The Atlantic's review of P. G. Wodehouse: A Life in Letters

IN SEPTEMBER OF 1936, six months after Germany’s reoccupation of the Rhineland, P. G. Wodehouse published a story titled “Buried Treasure.” This short tale begins with a conversation among pub-goers:
The situation in Germany had come up for discussion in the bar parlour of the Angler’s Rest, and it was generally agreed that Hitler was standing at the crossroads and would soon be compelled to do something definite. His present policy, said a Whisky and Splash, was mere shilly-shallying. “He’ll have to let it grow or shave it off,” said the Whisky and Splash. “He can’t go on sitting on the fence like this. Either a man has a moustache, or he has not. There can be no middle course.”
Five years later, Wodehouse, residing at a posh hotel in Berlin, agreed to write and transmit a series of broadcasts for German radio about life as an internee. His hosts’ objective was to score a propaganda victory in the officially neutral United States, where Wodehouse’s books were extraordinarily popular. In the first broadcast, he said:
Young men, starting out in life, have often asked me, “How can I become an Internee?” Well, there are several methods. My own was to buy a villa in Le Touquet on the coast of France and stay there till the Germans came along. This is probably the best and simplest system. You buy the villa and the Germans do the rest.
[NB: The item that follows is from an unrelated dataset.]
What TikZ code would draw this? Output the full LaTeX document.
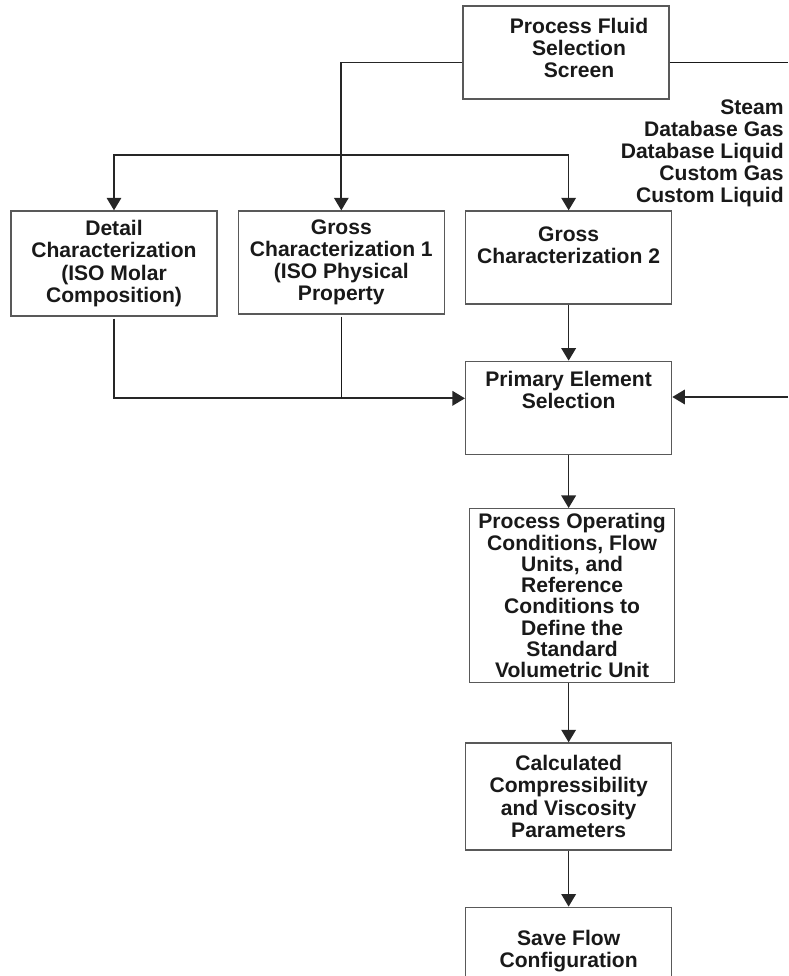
\documentclass[tikz,border=0pt]{standalone}
\usepackage{fontspec}
\setmainfont{Liberation Sans}
\usetikzlibrary{arrows.meta,positioning}

\begin{document}
\begin{tikzpicture}[>={Triangle[length=0.25cm,width=0.29cm]},
  txt/.style={align=center,inner sep=0pt,text=black!90,
    font=\fontsize{12}{12.6}\selectfont\bfseries},
  box/.style={txt,draw=black!65,line width=0.75pt,minimum width=4.12cm},
  flow/.style={->,line width=0.95pt,draw=black!85},
  tap/.style={line width=0.7pt,draw=black!90}]
\useasboundingbox (0,0) rectangle (15.76,-19.52);

% fluid selection and the list of fluid types
\node[box,minimum height=1.86cm] (fluid) at (11.32,-1.05) {};
\node[txt,xshift=0.26cm,yshift=0.09cm] at (fluid.center) {Process Fluid\\Selection\\Screen};
\node[txt,align=right,anchor=north east] (types) at (15.68,-1.98)
  {Steam\\Database Gas\\Database Liquid\\Custom Gas\\Custom Liquid};

% characterization row
\node[box,minimum height=2.1cm] (detail) at (2.28,-5.27)
  {Detail\\Characterization\\(ISO Molar\\Composition)};
\node[box,minimum height=2.06cm,right=0.4cm of detail.north east,anchor=north west] (gross1)
  {Gross\\Characterization 1\\(ISO Physical\\Property};
\node[box,minimum height=1.86cm,right=0.4cm of gross1.north east,anchor=north west] (gross2) {};
\node[txt,yshift=0.24cm] at (gross2.center) {Gross\\Characterization 2};

% main column
\node[box,minimum height=1.86cm,below=1.12cm of gross2] (prim) {};
\node[txt,yshift=0.35cm] at (prim.center) {Primary Element\\Selection};
\node[box,minimum width=4.1cm,minimum height=3.48cm,below=1.06cm of prim,xshift=0.07cm,
  font=\fontsize{12}{12.1}\selectfont\bfseries] (proc)
  {Process Operating\\Conditions, Flow\\Units, and\\Reference\\Conditions to\\Define the\\Standard\\Volumetric Unit};
\node[box,minimum height=2.14cm,below=1.18cm of proc,xshift=-0.07cm] (calc)
  {Calculated\\Compressibility\\and Viscosity\\Parameters};
\node[box,minimum height=1.76cm,below=1.12cm of calc] (save) {Save Flow\\Configuration};

\coordinate (split) at (gross1.north |- 0,-3.1);
\coordinate (join) at ([yshift=0.19cm]prim.west);
\coordinate (rout) at (15.76,-1.25);
\coordinate (rin) at (15.76,-7.94);

\draw[flow] ([yshift=-0.2cm]fluid.west) -| (gross1.north);
\draw[tap] ([yshift=-0.2cm]fluid.east) -- (rout);
\draw[flow] (split) -| (detail.north);
\draw[flow] (split) -| (gross2.north);
\draw[flow] ([yshift=-0.04cm]detail.south) |- (join);
\draw[tap] ([yshift=-0.04cm]gross1.south) -- (gross1.south |- join);
\draw[flow] (rin) -- (prim.east |- rin);
\draw[flow] (gross2) -- (prim);
\draw[flow] (prim.south) -- (prim.south |- proc.north);
\draw[flow] (calc.north |- proc.south) -- (calc.north);
\draw[flow] (calc) -- (save);
\end{tikzpicture}
\end{document}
In the half decade between the fictional conversation at the Angler’s Rest and his light-as-a-feather account of his own experiences, Wodehouse had, as he noted, experienced the German invasion of France, the loss of his house in that country, the separation from his wife and beloved dogs, and internment in Belgium and Germany. What ensued was a sustained public campaign against his “traitorous” behavior in the English press and Parliament, and his decision, once the war culminated, to permanently relocate to the United States.